* begin Dataset content *
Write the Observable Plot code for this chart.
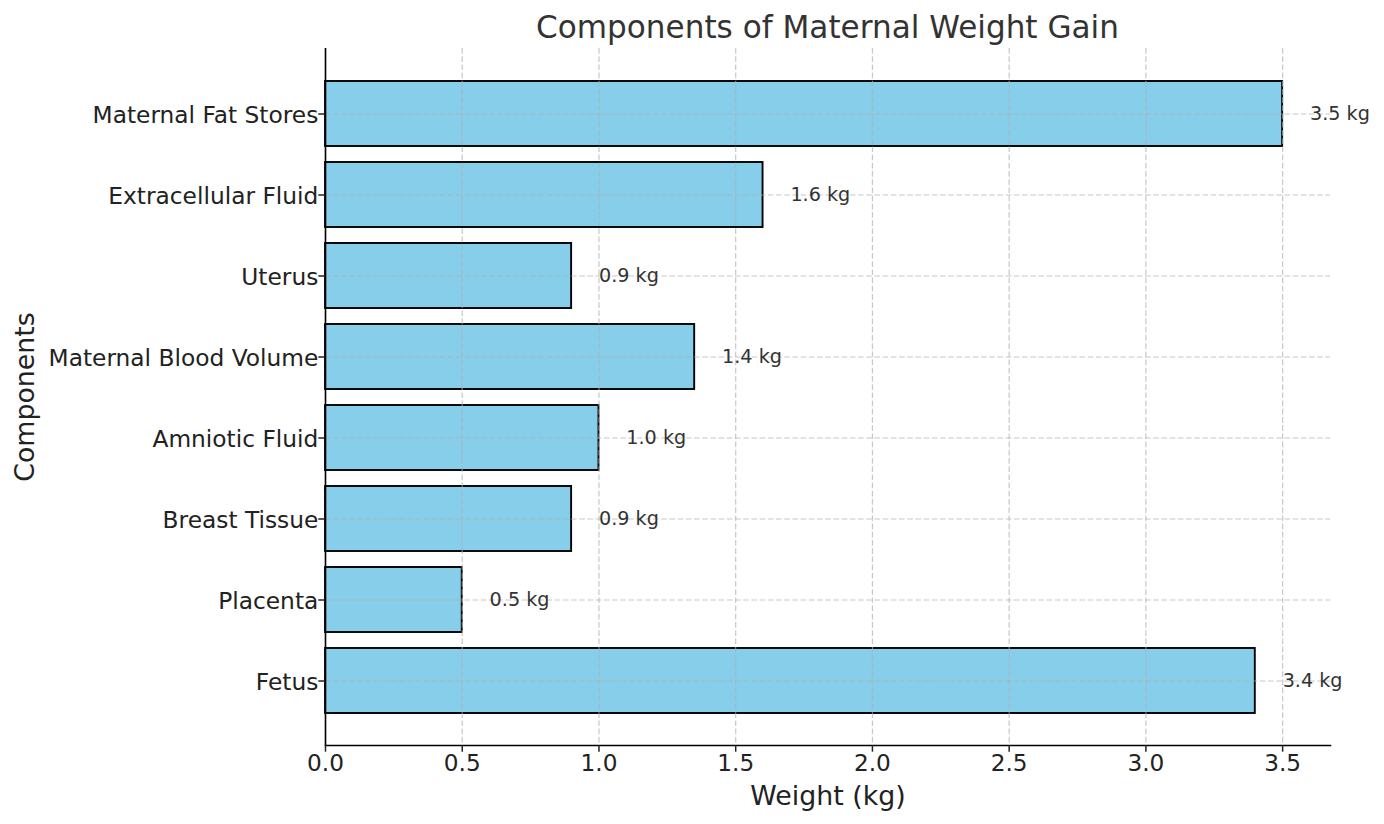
<!DOCTYPE html>
<html><head><meta charset="utf-8">
<script src="https://cdn.jsdelivr.net/npm/d3@7"></script>
<script src="https://cdn.jsdelivr.net/npm/@observablehq/plot@0.6"></script>
<style>
html,body{margin:0;padding:0;background:#fff;overflow:hidden;}
#title{height:44px;line-height:54px;box-sizing:border-box;padding-left:325px;padding-right:54px;text-align:center;font-family:"DejaVu Sans";font-size:31.1px;color:#333;white-space:nowrap;}
#chart svg{display:block;}
</style></head><body>
<div id="title">Components of Maternal Weight Gain</div>
<div id="chart"></div>
<script>
const components = ["Fetus","Placenta","Breast Tissue","Amniotic Fluid","Maternal Blood Volume","Uterus","Extracellular Fluid","Maternal Fat Stores"];
const weights = [3.4, 0.5, 0.9, 1.0, 1.35, 0.9, 1.6, 3.5];
const xTicks = [0, 0.5, 1.0, 1.5, 2.0, 2.5, 3.0, 3.5];
const xLabel = "Weight (kg)";
const yLabel = "Components";

const data = components.map((c, i) => ({component: c, weight: weights[i], label: weights[i].toFixed(1) + " kg"}));
const gridStyle = {stroke: "#b0b0b0", strokeOpacity: 0.7, strokeWidth: 1.2, strokeDasharray: "5.7,2.5"};

const chart = Plot.plot({
  width: 1384, height: 780,
  marginLeft: 325, marginRight: 54, marginTop: 4, marginBottom: 79,
  style: {fontFamily: "DejaVu Sans", background: "#fff", color: "#222"},
  x: {domain: [0, 3.675]},
  y: {domain: components.slice().reverse(), paddingInner: 0.2, paddingOuter: 0.39},
  marks: [
    Plot.barX(data, {x: "weight", y: "component", fill: "#87CEEB", stroke: "#000", strokeWidth: 1.9}),
    Plot.gridX(xTicks, gridStyle),
    Plot.gridY(gridStyle),
    Plot.text(data, {x: d => d.weight + 0.1, y: "component", text: "label", textAnchor: "start", fontSize: 19.2, fill: "#333", dy: -0.5}),
    Plot.ruleX([0], {stroke: "#000", strokeWidth: 1.6}),
    Plot.frame({anchor: "bottom", stroke: "#000", strokeWidth: 1.6}),
    Plot.axisX({ticks: xTicks, tickFormat: d => d.toFixed(1), tickSize: 6.7, tickPadding: 2.5, fontSize: 23.2, strokeWidth: 1.5, label: null}),
    Plot.axisY({tickSize: 6.7, fill: "none", strokeWidth: 1.5, label: null}),
    Plot.axisY({tickSize: 0, tickPadding: 7.2, fontSize: 23.3, label: null, dy: 1.5}),
    Plot.text([xLabel], {frameAnchor: "bottom", lineAnchor: "top", dy: 40, fontSize: 26.8, fill: "#222"}),
    Plot.text([yLabel], {frameAnchor: "left", rotate: -90, textAnchor: "middle", lineAnchor: "top", dx: -310.5, fontSize: 26.8, fill: "#222"})
  ]
});
document.getElementById("chart").append(chart);
</script>
</body></html>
* end Dataset content *
• **Problem**
Pick out lines containing the word "chart", each one as written.

• **Complete output**
Write the Observable Plot code for this chart.
#chart svg{display:block;}
<div id="chart"></div>
const chart = Plot.plot({
document.getElementById("chart").append(chart);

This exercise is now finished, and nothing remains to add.